LSU’s offense did nothing to help.

Senior receivers Russell Gage and DJ Chark dropped critical passes in the third quarter that would have picked up first downs. LSU went nearly two quarters without picking up a first down, struggling against State coordinator Todd Grantham’s unit.

Coverage busts in Aranda’s defense led to two second-half touchdowns, with State receivers wide open for scores from Fitzgerald. The whopper of a loss ruined the return of All-American edge rusher Arden Key and sent the Tigers stumbling home for a consecutive nonconference games against Syracuse and Troy.
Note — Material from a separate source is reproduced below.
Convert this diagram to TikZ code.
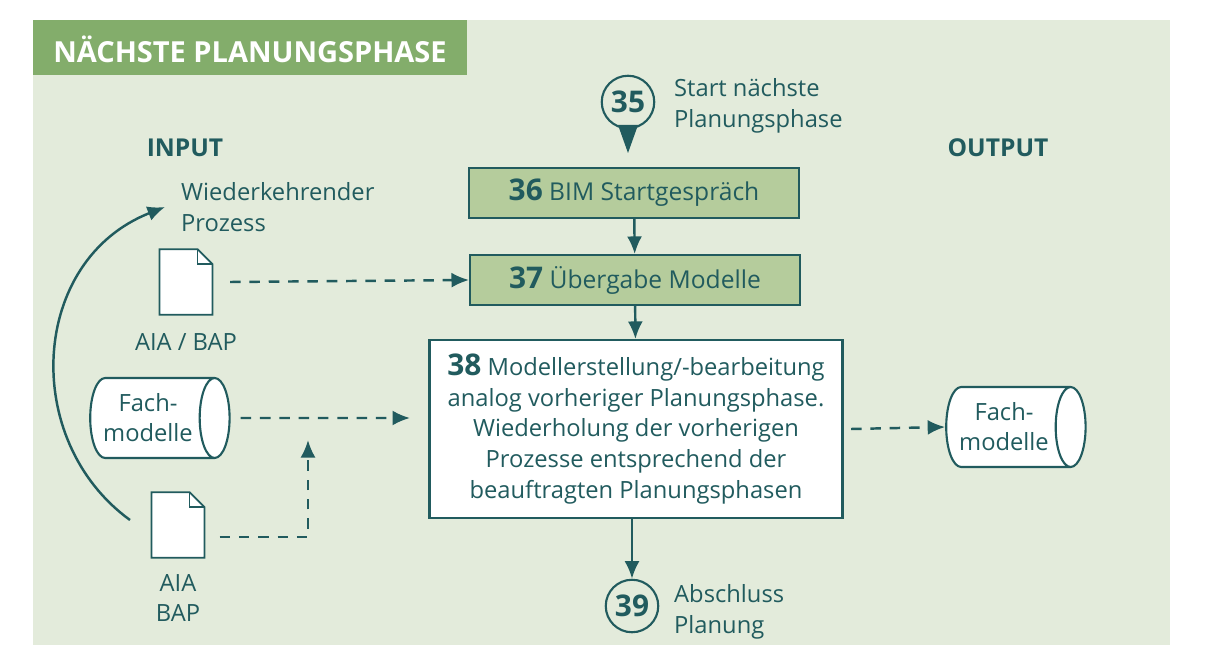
\documentclass[tikz,border=0pt]{standalone}
\usepackage{fontspec}
\setmainfont{Open Sans}
\usetikzlibrary{positioning,shapes.geometric,calc,arrows.meta}
\definecolor{bggreen}{HTML}{E3EBDB}
\definecolor{titlegreen}{HTML}{83AD6B}
\definecolor{boxgreen}{HTML}{B5CC9C}
\definecolor{teal}{HTML}{215B5E}
\tikzset{
  stepbox/.style={draw=teal, line width=1.2pt, fill=boxgreen, minimum width=6.6cm, minimum height=1cm, font=\fontsize{14}{17}\selectfont, text=teal},
  numcircle/.style={circle, draw=teal, line width=1.2pt, fill=bggreen, minimum size=1.05cm, inner sep=0pt, font=\bfseries\fontsize{17}{20}\selectfont, text=teal},
  lbl/.style={align=left, anchor=west, text=teal, font=\fontsize{13.5}{17.5}\selectfont},
  head/.style={text=teal, font=\bfseries\fontsize{14}{17}\selectfont},
  store/.style={cylinder, draw=teal, line width=1.2pt, fill=white, shape aspect=0.5, minimum width=1.6cm, minimum height=2.55cm, align=center, text=teal, font=\fontsize{13.5}{17}\selectfont},
  docnode/.style={minimum width=1.05cm, minimum height=1.3cm, inner sep=0pt},
  flow/.style={-{Latex[length=3.5mm,width=3mm]}, line width=1.4pt, teal},
  dflow/.style={flow, dash pattern=on 6pt off 5pt}
}
\newcommand{\docicon}[1]{%
  \draw[teal, line width=1pt, fill=white] (#1.north west) -- ($(#1.north east)+(-0.3cm,0cm)$) -- ($(#1.north east)+(0cm,-0.3cm)$) -- (#1.south east) -- (#1.south west) -- cycle;
  \draw[teal, line width=1pt] ($(#1.north east)+(-0.3cm,0cm)$) |- ($(#1.north east)+(0cm,-0.3cm)$);
}
\begin{document}
\begin{tikzpicture}[x=0.02cm, y=-0.02cm]
  \useasboundingbox (0,0) rectangle (1206,645);
  \fill[bggreen] (33,20) rectangle (1170,645);
  \fill[titlegreen] (33,20) rectangle (467,75);
  \node[text=white, font=\bfseries\fontsize{16.5}{20}\selectfont] (title) at (250,49) {NÄCHSTE PLANUNGSPHASE};

  % heads
  \node[head] (in) at (185,148) {INPUT};
  \node[head] (out) at (998,148) {OUTPUT};

  % main column
  \node[numcircle] (c35) at (628,102) {35};
  \coordinate (tip) at (628,153);
  \fill[teal] ($(c35)+(-0.2cm,-0.46cm)$) -- ($(c35)+(0.2cm,-0.46cm)$) -- (tip) -- cycle;
  \node[lbl] (l35) at (668,106) {Start nächste\\Planungsphase};

  \node[stepbox] (s36) at (634,193) {\textbf{\fontsize{17}{20}\selectfont 36} BIM Startgespräch};
  \node[stepbox] (s37) at (635,280) {\textbf{\fontsize{17}{20}\selectfont 37} Übergabe Modelle};
  \node[draw=teal, line width=1.2pt, fill=white, minimum width=8.26cm, minimum height=3.56cm, align=center, text=teal, font=\fontsize{13.5}{17.5}\selectfont] (s38) at (636,429)
    {\textbf{\fontsize{17}{20}\selectfont 38} Modellerstellung/-bearbeitung\\analog vorheriger Planungsphase.\\Wiederholung der vorherigen\\Prozesse entsprechend der\\beauftragten Planungsphasen};
  \node[numcircle] (c39) at (632,606) {39};
  \node[lbl] (l39) at (668,612) {Abschluss\\Planung};

  \draw[flow] (s36) -- (s37);
  \draw[flow] (s37) -- (s38);
  \draw[flow] (s38.south -| c39) -- (c39);

  % inputs
  \node[lbl] (rep) at (175,207) {Wiederkehrender\\Prozess};
  \node[docnode] (doc1) at (186,282) {};
  \docicon{doc1}
  \node[text=teal, font=\fontsize{13.5}{17}\selectfont, below=0.25cm of doc1] (ldoc1) {AIA / BAP};
  \node[store] (fm1) at (148,418) {Fach-\\modelle};
  \node[docnode] (doc2) at (178,525) {};
  \docicon{doc2}
  \node[text=teal, align=center, font=\fontsize{13.5}{17.5}\selectfont, below=0.2cm of doc2] (ldoc2) {AIA\\BAP};
  \coordinate (join) at (308,537);

  \draw[dflow] ($(doc1.east)+(0.35cm,0cm)$) -- (s37.west);
  \draw[dflow] ($(fm1.east)+(0.2cm,0cm)$) -- (410,418);
  \draw[dflow] ($(doc2.east |- join)+(0.3cm,0cm)$) -- (join) -- (308,440);
  \draw[flow] (130,520) .. controls (20,440) and (30,260) .. ($(rep.west)+(-0.2cm,0cm)$);

  % output
  \node[store] (fm2) at (1004,427) {Fach-\\modelle};
  \draw[dflow] ($(s38.east)+(0.15cm,0cm)$) -- (fm2.west);
\end{tikzpicture}
\end{document}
“It’s a tough loss, and something we’ve got to bounce back from,” Etling said. “Everything we want will still be out there for us. We knew we were a good team. I don’t’ think we took them lightly and we went out there and didn’t execute as far as being smart, getting penalties.”

Fitzgerald, State’s 6-foot-6 dual-threat quarterback, scored twice on the ground and twice in the air, combining for more than 250 yards of total offense against an LSU unit that lost seven starters from last season’s team. The Bulldogs, at one point, scored on seven straight possessions.

LSU’s offense punted on four straight drives after an eight-play, 65-yard touchdown march in the second quarter tied the score at 7.

LSU running back Derrius Guice was held to less than 100 yards for the first time in a game in four tries (76 yards), and Etling, under pressure for much of the night, completed less than half of his 29 attempts.

“My whole concern all week was whether or not we could block,” Orgeron said referring to the offense. “Obviously we didn’t block.”

This one’s been billed as LSU’s first real test all offseason, the first true road game since Orgeron was announced in November as the program’s full-time head man.

This one got fiery Saturday even before the first snap.

During pregame warmups, the two teams converged near midfield in a spell of commotion that appeared to be precipitated by State nose tackle Jeffrey Simmons. At one point, staff members held back LSU players from Simmons, specifically Key. Two of the SEC’s most dominant defenders yelled at each other as State’s student section roared in the end zone — all of this coming about 90 minutes before kickoff.

About four hours later, the Bulldogs were doing the talking.

“We had LSU right where we wanted them,” State receiver Keith Mixon said, according to the Jackson Clarion-Ledger. “I think we knew from the first drive with the way we ran ball.”